East Coast/West Coast
East Coast/West Coast is a conversation between Nancy Holt and Robert Smithson recalling television talk shows and improvisational theatre. This important example of early video art was recorded in corner of the SoHo studio of artist Joan Jonas, a close friend of both artists. It was recorded by artist Peter Campus using a video camera, equipment at the time that was prohibitively expensive. Having gained access to the camera and playback equipment, Jonas and Campus invited Holt and Smithson to experiment, and the improvised exchange was first screened for artist-friends Michael Heizer, Richard Serra, Keith Sonnier, and Jackie Winsor the evening after it was made.
The video starts with some frowning about how to operate the camera and, as the recording begins, Jonas reassures Holt that if it does not work, they can do it again. What follows is created spontaneously, using the comedy, wit, and collaboration of “improv.” Holt and Smithson perform stereotypical positions of east coast and west coast artists of the late 1960s: Holt assumes the role of an intellectual conceptual artist from New York, while Smithson plays a laid-back Californian, driven by feelings and instinct.
While Holt stresses analytic systematic thinking, Smithson represents the opposite, privileging visceral experience and instinct.

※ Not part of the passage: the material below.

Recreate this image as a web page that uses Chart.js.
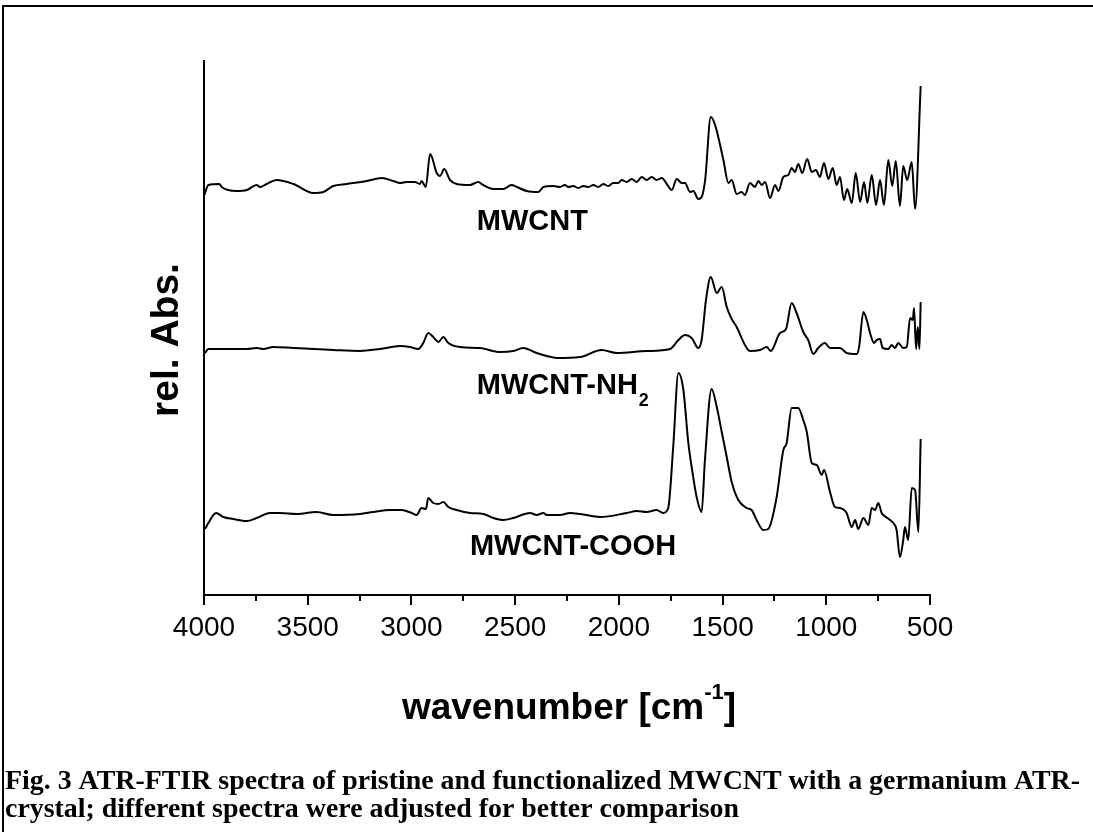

He declares: “I never read books; I just go out and look at the clouds,” and asks Holt “Why don't you stop thinking and start feeling?” In the companion catalogue to Smithson’s 2004 retrospective, Cornelia Butler describes: “All hedonism and flake, Smithson plays the liberated half of Holt’s character, the uptight theory bound market savvy conceptualist who tries to convince the artist that wallowing around the desert frontier can only be an economically ignorant waste of time.” As the videotape ends Smithson repeats “I don’t care what other people think” as the screen turns to snow.